The court lobster and a social breakthrough

Things may not be as stuck as the seem
Johnnie Moore

Johnnie Moore

I’m Johnnie Moore, and I help people work better together

Nothing is as stuck as it seems

Transcript of this video:

Elizabeth Gilbert tells the story of a young American guy, in her book Big Magic, who sells everything he owns to move to France and wander from village to town to village doing occasional work as a waiter.

And one day he falls in with a bunch of French aristocrats who take a bit of a shine to him and invite him to their fancy dress ball a few days away.

He spends the intervening days putting together a really brilliant and inventive costume and arrives at the chateau one rainy night and as he enters realises that there’s a theme for this ball which he either hasn’t heard or was lost in translation and the theme is: the pre-revolutionary French court – so imagine the fancy dresses and fancily buttoned waistcoats.

Only he has come as a giant red lobster with big foam legs and arms and antennae coming out of his head.

In his shock he continues to move into the room and you can imagine the scene as the crowd parts before him in amazement and he’s stuck there until a man comes up to him and says, “Mon Dieu, who are you?”

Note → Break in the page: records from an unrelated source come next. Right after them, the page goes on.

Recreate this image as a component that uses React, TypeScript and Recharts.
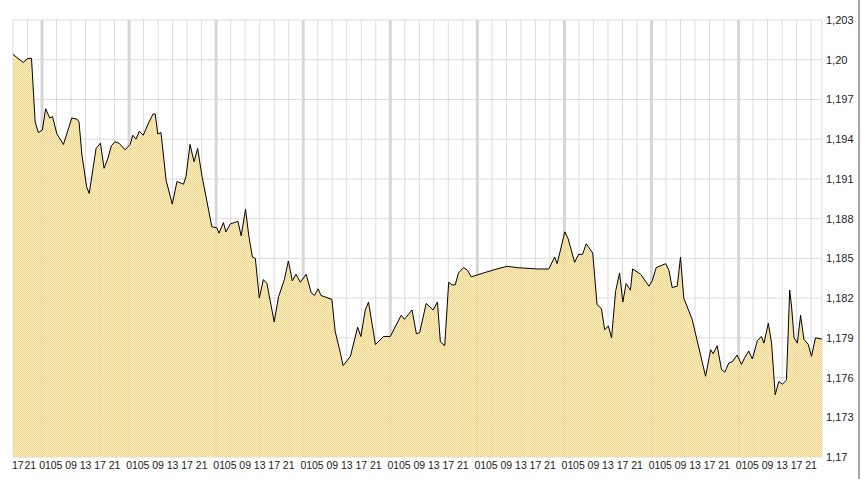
import React from "react";
import { AreaChart, Area, XAxis, YAxis, CartesianGrid } from "recharts";

// hours since 17:00 of the first (partial) day
const hours = [
  0, 2.8, 4.1, 5.1, 6.1, 7.0, 8.1, 9.0, 10.1, 10.9,
  12.1, 13.9, 16.2, 17.7, 18.2, 19.0, 20.3, 21.0, 22.9, 24.1,
  25.1, 26.1, 27.1, 28.1, 29.2, 30.9, 32.3, 33.0, 33.9, 34.8,
  35.9, 37.5, 38.6, 39.2, 39.9, 40.8, 42.2, 43.9, 45.2, 46.1,
  47.0, 47.7, 48.8, 49.9, 50.9, 52.1, 54.8, 56.2, 56.8, 58.0,
  58.7, 59.9, 61.0, 62.0, 62.9, 64.1, 65.0, 66.0, 66.8, 67.9,
  69.0, 70.0, 72.0, 73.2, 74.8, 75.9, 77.0, 78.0, 79.2, 80.8,
  82.2, 83.1, 84.1, 84.9, 87.9, 88.8, 90.2, 91.0, 93.0, 95.0,
  95.9, 97.1, 98.0, 99.9, 102.2, 104.0, 107.0, 107.9, 110.0, 111.2,
  112.1, 113.9, 115.8, 117.0, 117.8, 119.0, 120.1, 121.0, 121.9, 122.8,
  124.2, 125.3, 126.3, 129.7, 133.4, 136.2, 139.0, 144.5, 147.7, 149.3,
  150.0, 152.1, 153.0, 154.8, 155.9, 157.0, 158.0, 159.8, 161.0, 162.2,
  163.1, 164.1, 165.0, 166.1, 167.2, 168.1, 169.0, 170.2, 170.8, 173.0,
  175.3, 176.2, 177.3, 179.9, 180.8, 181.7, 183.1, 184.0, 184.9, 187.2,
  190.9, 192.3, 193.0, 194.1, 195.3, 196.2, 197.3, 198.3, 199.6, 200.8,
  201.7, 202.8, 203.8, 205.2, 206.3, 207.0, 208.2, 209.1, 210.1, 211.1,
  212.1, 213.2, 214.1, 214.6, 215.3, 216.2, 217.1, 218.0, 219.2, 220.1,
  221.2, 223.0,
];

const values = [
  1.2004, 1.1998, 1.2001, 1.2001, 1.1953, 1.1945, 1.1947, 1.1963, 1.1956, 1.1957,
  1.1944, 1.1936, 1.1956, 1.1955, 1.1953, 1.1928, 1.1904, 1.1899, 1.1933, 1.1937,
  1.1918, 1.1925, 1.1935, 1.1938, 1.1937, 1.1932, 1.1936, 1.1943, 1.1940, 1.1946,
  1.1943, 1.1953, 1.1959, 1.1959, 1.1944, 1.1945, 1.1909, 1.1891, 1.1908, 1.1907,
  1.1906, 1.1912, 1.1936, 1.1923, 1.1933, 1.1912, 1.1874, 1.1873, 1.1869, 1.1877,
  1.1870, 1.1876, 1.1877, 1.1878, 1.1867, 1.1887, 1.1867, 1.1851, 1.1850, 1.1820,
  1.1834, 1.1831, 1.1802, 1.1821, 1.1834, 1.1848, 1.1833, 1.1838, 1.1832, 1.1838,
  1.1824, 1.1822, 1.1827, 1.1822, 1.1819, 1.1795, 1.1779, 1.1769, 1.1776, 1.1798,
  1.1791, 1.1811, 1.1817, 1.1785, 1.1791, 1.1791, 1.1807, 1.1804, 1.1811, 1.1793,
  1.1794, 1.1816, 1.1811, 1.1817, 1.1787, 1.1784, 1.1832, 1.1830, 1.1830, 1.1839,
  1.1843, 1.1841, 1.1836, 1.1839, 1.1842, 1.1844, 1.1843, 1.1842, 1.1842, 1.1851,
  1.1846, 1.1870, 1.1865, 1.1847, 1.1853, 1.1853, 1.1861, 1.1854, 1.1815, 1.1812,
  1.1796, 1.1799, 1.1790, 1.1825, 1.1839, 1.1817, 1.1831, 1.1826, 1.1842, 1.1838,
  1.1829, 1.1833, 1.1843, 1.1846, 1.1841, 1.1828, 1.1829, 1.1851, 1.1820, 1.1804,
  1.1761, 1.1781, 1.1778, 1.1784, 1.1766, 1.1764, 1.1771, 1.1772, 1.1777, 1.1770,
  1.1775, 1.1780, 1.1774, 1.1788, 1.1791, 1.1786, 1.1801, 1.1786, 1.1747, 1.1757,
  1.1755, 1.1758, 1.1826, 1.1814, 1.1790, 1.1786, 1.1807, 1.1789, 1.1785, 1.1776,
  1.1790, 1.1789,
];

const xTicks = [
  0, 4, 8, 12, 16, 20, 24, 28, 32, 36, 40, 44, 48, 52, 56, 60, 64, 68, 72, 76,
  80, 84, 88, 92, 96, 100, 104, 108, 112, 116, 120, 124, 128, 132, 136, 140,
  144, 148, 152, 156, 160, 164, 168, 172, 176, 180, 184, 188, 192, 196, 200,
  204, 208, 212, 216, 220,
];
const hourLabels = ["17", "21", "01", "05", "09", "13"];
const dayStarts = [8, 32, 56, 80, 104, 128, 152, 176, 200];

const yTicks = [1.17, 1.173, 1.176, 1.179, 1.182, 1.185, 1.188, 1.191, 1.194, 1.197, 1.2, 1.203];
const yTickLabels = ["1,17", "1,173", "1,176", "1,179", "1,182", "1,185", "1,188", "1,191", "1,194", "1,197", "1,20", "1,203"];

const data = hours.map((h, i) => ({ h, v: values[i] }));

const FONT = "'Liberation Sans', Arial, sans-serif";

const XTick = (props: any) => {
  const { x, y, payload } = props;
  const i = xTicks.indexOf(payload.value);
  const label = hourLabels[i % hourLabels.length];
  let tx = x;
  let anchor: "start" | "middle" = "middle";
  if (i === 0) {
    tx = x - 1;
    anchor = "start";
  } else if (i === 1) {
    tx = x - 3;
    anchor = "start";
  } else if (label === "01") {
    tx = x + 3;
  }
  return (
    <text x={tx} y={y} dy="0.71em" textAnchor={anchor} fontSize={10.5} fontFamily={FONT} fill="#1a1a1a">
      {label}
    </text>
  );
};

const YTick = (props: any) => {
  const { x, y, payload } = props;
  const i = yTicks.findIndex((t) => Math.abs(t - payload.value) < 1e-9);
  return (
    <text x={x} y={y} dy="0.36em" textAnchor="start" fontSize={11} fontFamily={FONT} fill="#1a1a1a">
      {yTickLabels[i]}
    </text>
  );
};

const dayLineGenerator = (args: any) => {
  const axis = args && args.xAxis;
  const s = axis && axis.scale;
  if (!s) return [];
  const fn = typeof s === "function" ? s : typeof s.map === "function" ? (v: number) => s.map(v) : null;
  if (!fn) return [];
  return dayStarts.map((d) => fn(d));
};

export default function App() {
  return (
    <div style={{ position: "relative", width: 861, height: 479, background: "#fff" }}>
      <style>{"body{margin:0}"}</style>
      <AreaChart
        width={861}
        height={479}
        data={data}
        margin={{ top: 20, right: 0, bottom: 0, left: 13 }}
      >
        <defs>
          <pattern id="hatch" width="2" height="2" patternUnits="userSpaceOnUse">
            <rect x="0" y="0" width="2" height="2" fill="#f9e9b8" />
            <rect x="0" y="0" width="1" height="1" fill="#f0d27e" />
            <rect x="1" y="1" width="1" height="1" fill="#f0d27e" />
          </pattern>
        </defs>
        <CartesianGrid stroke="#dcdcdc" strokeWidth={1} />
        <CartesianGrid
          horizontal={false}
          vertical
          stroke="#d6d6d6"
          strokeWidth={3}
          verticalCoordinatesGenerator={dayLineGenerator}
        />
        <XAxis
          dataKey="h"
          type="number"
          domain={[0, 223]}
          ticks={xTicks}
          interval={0}
          tickLine={false}
          axisLine={false}
          tickSize={0}
          tickMargin={5}
          height={22}
          tick={<XTick />}
          allowDataOverflow
        />
        <YAxis
          orientation="right"
          domain={[1.17, 1.203]}
          ticks={yTicks}
          interval={0}
          tickLine={false}
          axisLine={false}
          tickSize={0}
          tickMargin={4}
          width={39}
          tick={<YTick />}
          allowDataOverflow
        />
        <Area
          type="linear"
          dataKey="v"
          stroke="#000"
          strokeWidth={1}
          fill="url(#hatch)"
          fillOpacity={0.88}
          dot={false}
          activeDot={false}
          isAnimationActive={false}
        />
      </AreaChart>
      <div style={{ position: "absolute", left: 858, top: 0, width: 2, height: 479, background: "#a8a8a8" }} />
    </div>
  );
}
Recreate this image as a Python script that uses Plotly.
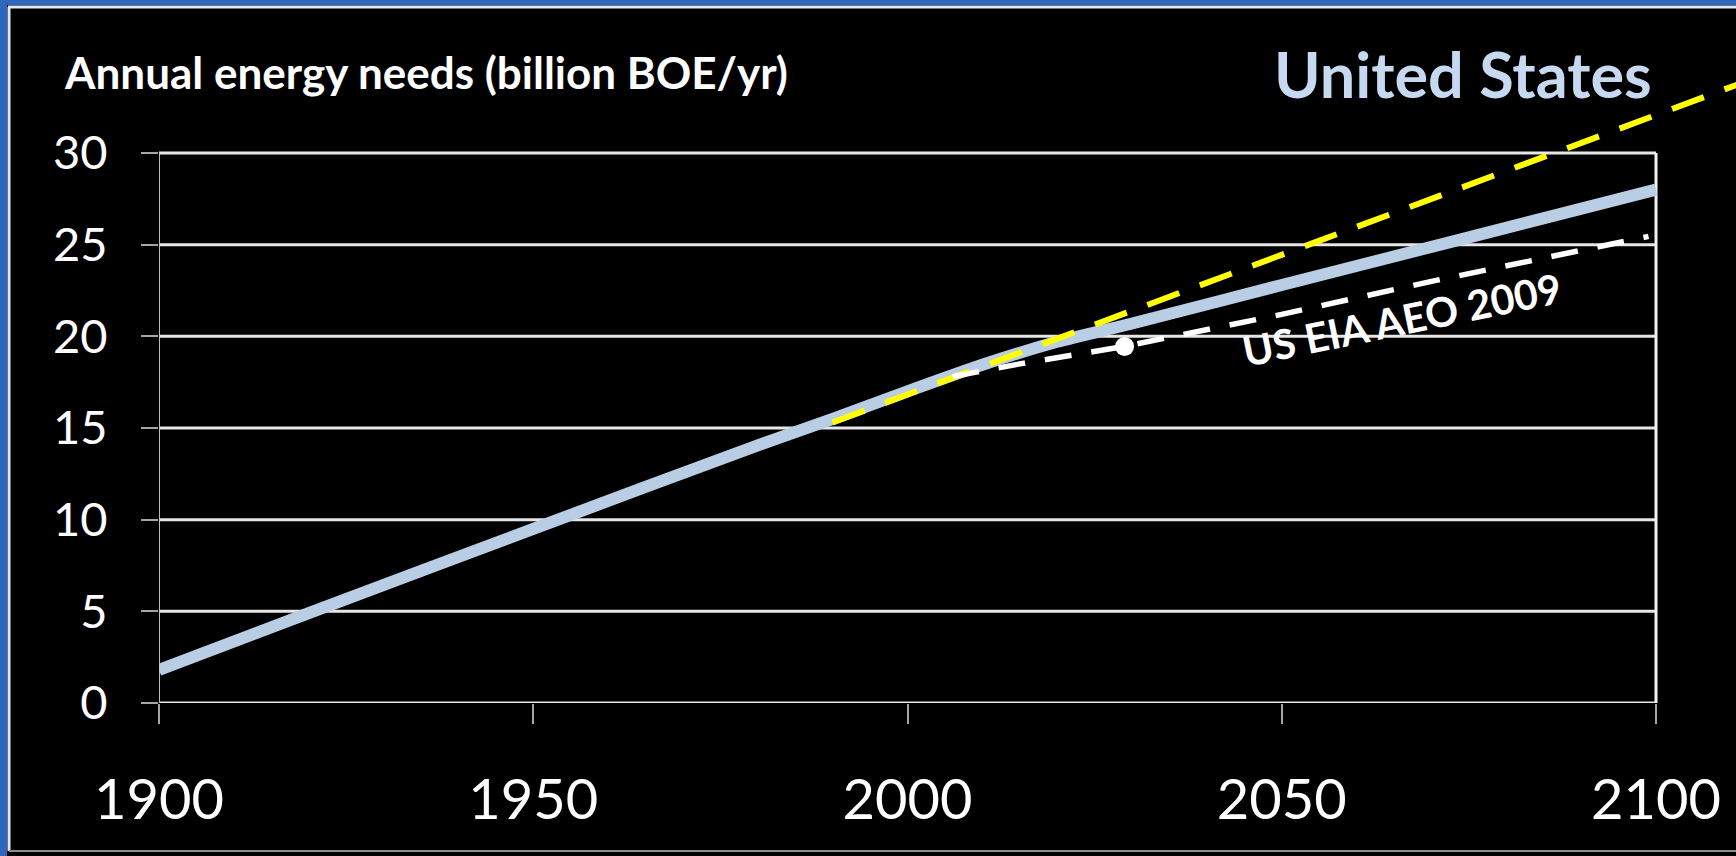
import plotly.graph_objects as go

# ---- data -------------------------------------------------------------
us_years = [1900, 1920, 1950, 1980, 1990, 2000, 2010, 2020, 2030, 2050, 2075, 2100]
us_needs = [1.8, 4.9, 9.5, 14.05, 15.5, 17.0, 18.45, 19.7, 20.7, 22.8, 25.4, 28.0]

trend_years = [1990, 2050, 2111]
trend_needs = [15.3, 24.45, 33.75]

eia_years = [2006, 2015, 2029, 2050, 2070, 2099]
eia_needs = [17.8, 18.5, 19.45, 21.2, 23.0, 25.45]

eia_point_year = [2029]
eia_point_value = [19.45]

x_ticks = [1900, 1950, 2000, 2050, 2100]
y_ticks = [0, 5, 10, 15, 20, 25, 30]

# ---- page geometry ----------------------------------------------------
W, H = 1736, 856
ML, MR, MT, MB = 159, 0, 60, 153
PW, PH = W - ML - MR, H - MT - MB
FONT = "Lato, 'Open Sans', sans-serif"


def px_x(px):
    return (px - ML) / PW


def px_y(py):
    return (H - MB - py) / PH


fig = go.Figure()

fig.add_trace(go.Scatter(
    x=us_years, y=us_needs, mode="lines",
    line=dict(color="#b9cde5", width=12, shape="spline", smoothing=0.6),
    hoverinfo="skip",
))
fig.add_trace(go.Scatter(
    x=trend_years, y=trend_needs, mode="lines",
    line=dict(color="#ffff00", width=6, dash="34px,22px"),
    hoverinfo="skip",
))
fig.add_trace(go.Scatter(
    x=eia_years, y=eia_needs, mode="lines",
    line=dict(color="#ffffff", width=5.5, dash="27px,20px"),
    hoverinfo="skip",
))
fig.add_trace(go.Scatter(
    x=eia_point_year, y=eia_point_value, mode="markers",
    marker=dict(color="#ffffff", size=19),
    hoverinfo="skip",
))

shapes = []
# horizontal gridlines spanning the 1900-2100 frame
for v in y_ticks:
    shapes.append(dict(type="line", xref="x", yref="y", x0=x_ticks[0], x1=x_ticks[-1],
                       y0=v, y1=v, line=dict(color="#e6e6e6", width=3), layer="below"))
# left axis line and right border of the plot frame
shapes.append(dict(type="line", xref="x", yref="y", x0=x_ticks[0], x1=x_ticks[0],
                   y0=y_ticks[0], y1=y_ticks[-1], line=dict(color="#bdbdbd", width=2), layer="below"))
shapes.append(dict(type="line", xref="x", yref="y", x0=x_ticks[-1], x1=x_ticks[-1],
                   y0=y_ticks[0], y1=y_ticks[-1], line=dict(color="#f2f2f2", width=3), layer="below"))

# slide frame: blue band with a thin light rule inside it
BLUE = "#2e67bd"
shapes.append(dict(type="rect", xref="paper", yref="paper",
                   x0=px_x(0), x1=px_x(W), y0=px_y(5), y1=px_y(0),
                   fillcolor=BLUE, line=dict(width=0)))
shapes.append(dict(type="rect", xref="paper", yref="paper",
                   x0=px_x(0), x1=px_x(7), y0=px_y(H), y1=px_y(0),
                   fillcolor=BLUE, line=dict(width=0)))
shapes.append(dict(type="line", xref="paper", yref="paper",
                   x0=px_x(8), x1=px_x(W), y0=px_y(7), y1=px_y(7),
                   line=dict(color="#e2e8f2", width=3)))
shapes.append(dict(type="line", xref="paper", yref="paper",
                   x0=px_x(9), x1=px_x(9), y0=px_y(7), y1=px_y(851),
                   line=dict(color="#e2e8f2", width=3)))
shapes.append(dict(type="line", xref="paper", yref="paper",
                   x0=px_x(9), x1=px_x(W), y0=px_y(851), y1=px_y(851),
                   line=dict(color="#8c8c8c", width=2)))

annotations = [
    dict(text="<b>Annual energy needs (billion BOE/yr)</b>", xref="paper", yref="paper",
         x=px_x(62), y=px_y(72), xanchor="left", yanchor="middle", showarrow=False,
         font=dict(family=FONT, size=44, color="#ffffff")),
    dict(text="<b>United States</b>", xref="paper", yref="paper",
         x=px_x(1654), y=px_y(74), xanchor="right", yanchor="middle", showarrow=False,
         font=dict(family=FONT, size=63, color="#c6d9f1")),
    dict(text="<b>US EIA AEO 2009</b>", xref="x", yref="y",
         x=2066, y=20.9, textangle=-11.5, showarrow=False,
         font=dict(family=FONT, size=41, color="#ffffff")),
]

fig.update_layout(
    width=W, height=H,
    margin=dict(l=ML, r=MR, t=MT, b=MB, pad=0),
    paper_bgcolor="#000000", plot_bgcolor="#000000",
    showlegend=False,
    shapes=shapes, annotations=annotations,
    xaxis=dict(range=[1900, 1900 + PW / 7.485], tickvals=x_ticks,
               ticks="outside", ticklen=20, tickwidth=2, tickcolor="#a6a6a6",
               tickfont=dict(family=FONT, size=56, color="#ffffff"),
               ticklabelstandoff=28,
               showgrid=False, zeroline=False, showline=False),
    yaxis=dict(range=[0, PH / 18.333], tickvals=y_ticks,
               ticks="outside", ticklen=17, tickwidth=2, tickcolor="#a6a6a6",
               tickfont=dict(family=FONT, size=47, color="#ffffff"),
               ticklabelstandoff=24,
               showgrid=False, zeroline=False, showline=False),
)

fig.write_html("out.html")
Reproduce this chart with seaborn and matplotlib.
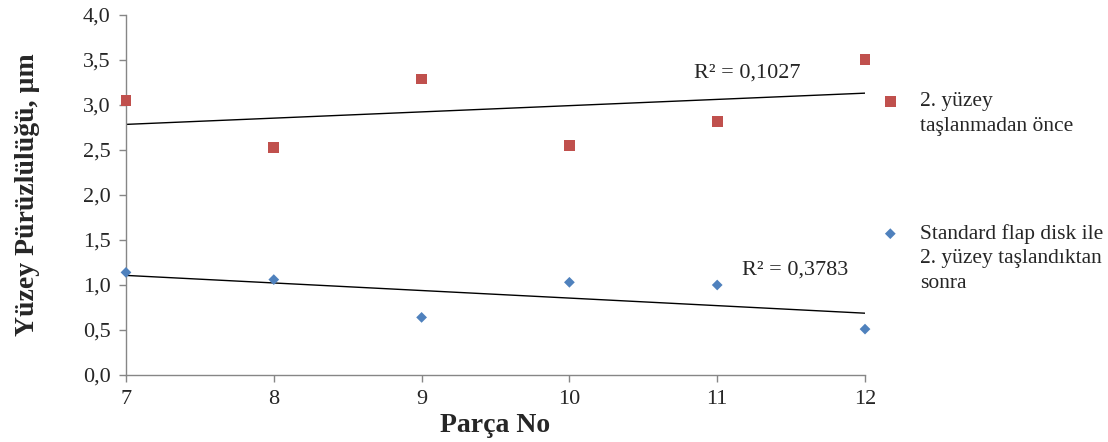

And he finds himself replying, “I am the court lobster.”

At which point, the astonishment of the crowd turns to joyous celebration.

He becomes the life and soul of the party, has a wonderful evening of revelry, and ends up dancing with a woman dressed as the Queen of France.

And it’s a reminder that in any apparently very stuck social situation, there’s always the possibility of a creative breakthrough.